Ders almadıkça normalleşemeyiz

Misafirperverlikte üstümüze millet yok. Ay sonuna turistleri ağırlayabilmek uğruna evlerimize kapandık. Tabii, kapanabildiğimiz kadarıyla… Adı tam kapanma ama yasaktan muaf 16 milyon kişi söz konusu. Muaf tutulan, yani çalışmak zorunda olan, sağlığı için endişeli; evinde oturan bunalımda. Ancak her iki grup için de işler düşüşte veya iş yok, dolayısıyla para yok.
Kapanma, yanlış bir karar mıydı? Elbette değil. Tüm bilim insanlarının başından beri önerisi zaten bu yönde. Ancak kapanma kararı alan ülkelere bakıldığında, sosyal devlet dersi verdiklerini görüyoruz.
İngiltere, kapanma döneminde herkesi aşılamak ve her haneye haftalık test kiti yollamak suretiyle semptom göstermeyenleri dahi tespit edecek şekilde bir politika sürdürdü ve başarılı oldu; şimdi kafeler, restoranlar dış mekanla sınırlı olsa da açık, iş yerleri açık, kapalı alanlar harici maske zorunluluğu kalktı. Üstelik kapanma süresince maddi yardımlar yapıldı.
Hedefler bizde de benzer, ama uygulama farklı.
Zira, özellikle ekonomik yardımlar açısından büyük eksikliklerin yanı sıra, büyük hatalar da inatla sürdürüldü.
Hindistan''da yaşananlardan ders çıkartmak gerek
Hindistan, pandeminin merkez üssü haline gelmiş durumda. Hastanelerde yer yok, insanların sokaklarda nasıl bayıldığına, öldüğüne dair videolar izliyoruz.

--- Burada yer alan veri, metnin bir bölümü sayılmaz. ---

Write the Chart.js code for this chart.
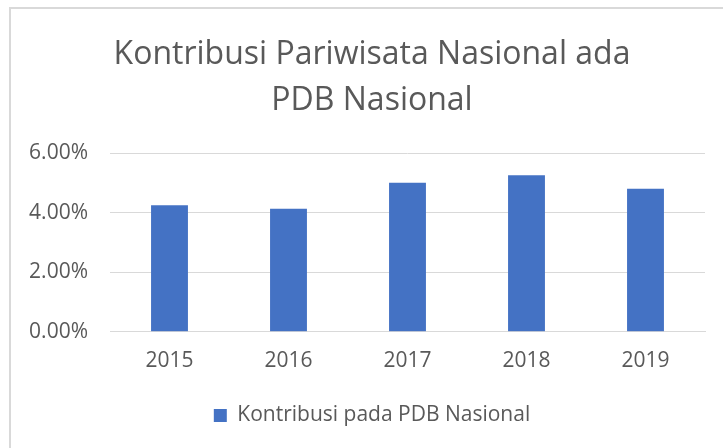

Peki, ocak-şubat aylarında virüse karşı sürü bağışıklığı kazanılacağı konuşulan ülke ne oldu da bu hale geldi?
En büyük sebep, şubat ayının sonunda başlayan ve henüz bu ay başında sona eren seçim kampanyası olarak belirtiliyor.
6 Nisan''da Başbakan Modi''nin mitingindeki 800 bin kişi, sosyal mesafe kurallarına uymadan, hatta kiminde maske dahi olmaksızın bir araya gelmişti.
Yani, ilk sebep, lebalep mitingler, kongreler.
İkinci sebep, aşılama olmaması. Hindistan, dünyanın en büyük aşı üreticisi olmasına rağmen, kendi ülke halkının yalnızca yüzde 1''ini aşıladı.
Toplu dinî törenler, cenazeler, dinî festivaller gibi kalabalık dinî toplantılar da Hindistan''daki durumun diğer bir nedeni olarak görülüyor. Ocak ayında pandemi nedeniyle erken sonlandırılmak zorunda kalınan dinî festivalde, birkaç gün için de olsa yüzlerce kişinin bir araya gelmesi, bugünkü vaziyete sebep olarak gösteriliyor.
Başbakan Modi''nin yoksul, ekonomik olarak orta ve alt sınıfta yer alan halkı umursamayan tavırları da diğer bir sebep olarak öne çıkıyor.
Yaşananlar tanıdık geldi, değil mi?
Hataların tekrarlanmaması gerekiyor
Günlerdir AVM''ler, restoranlar, kafeler, kuaförler kapalı. Marketler dahi belli ve dar saat aralıklarında hizmet veriyor. Alkol satışını yasaklamak uğruna, pek çok ürünün satışı da yasaklandı; bunları üreten, satanlar da şimdi çıkmazda. Doğru düzgün bir devlet desteği de yok. ''Bir saat yürüyüş yapayım, kafam dağılsın'' diyenler dışarıda geziyor olsa da aslen -Avrupa''da kapanan ülke örneklerinde olduğu gibi- bizde resmî olarak öyle bir "yürüyüş izni" de yok. Maddi ve manevi, çöküşteyiz.
Kamu kurumlarında izinlerin başlamasıyla bunun özel sektöre de etki edeceği ve çalışma hayatında, dolayısıyla toplu taşımada insan hareketliliğinin, virüs bulaşma ortamının azalacağı umuluyor. Buna göre de yasak eğer uzatılmazsa -ki esnaf böylesine dar boğaza düşmüşken uzatılmayacak gibi görünüyor-; 17 Mayıs''ta normalleşme başlıyor.
Ancak yapılan hatalar tekrarlanmaya devam ettiği ve aşılama seri bir hal almadığı müddetçe, gerçek anlamda normalleşmemiz de buna Avrupalı turisti inandırmamız da mümkün değil.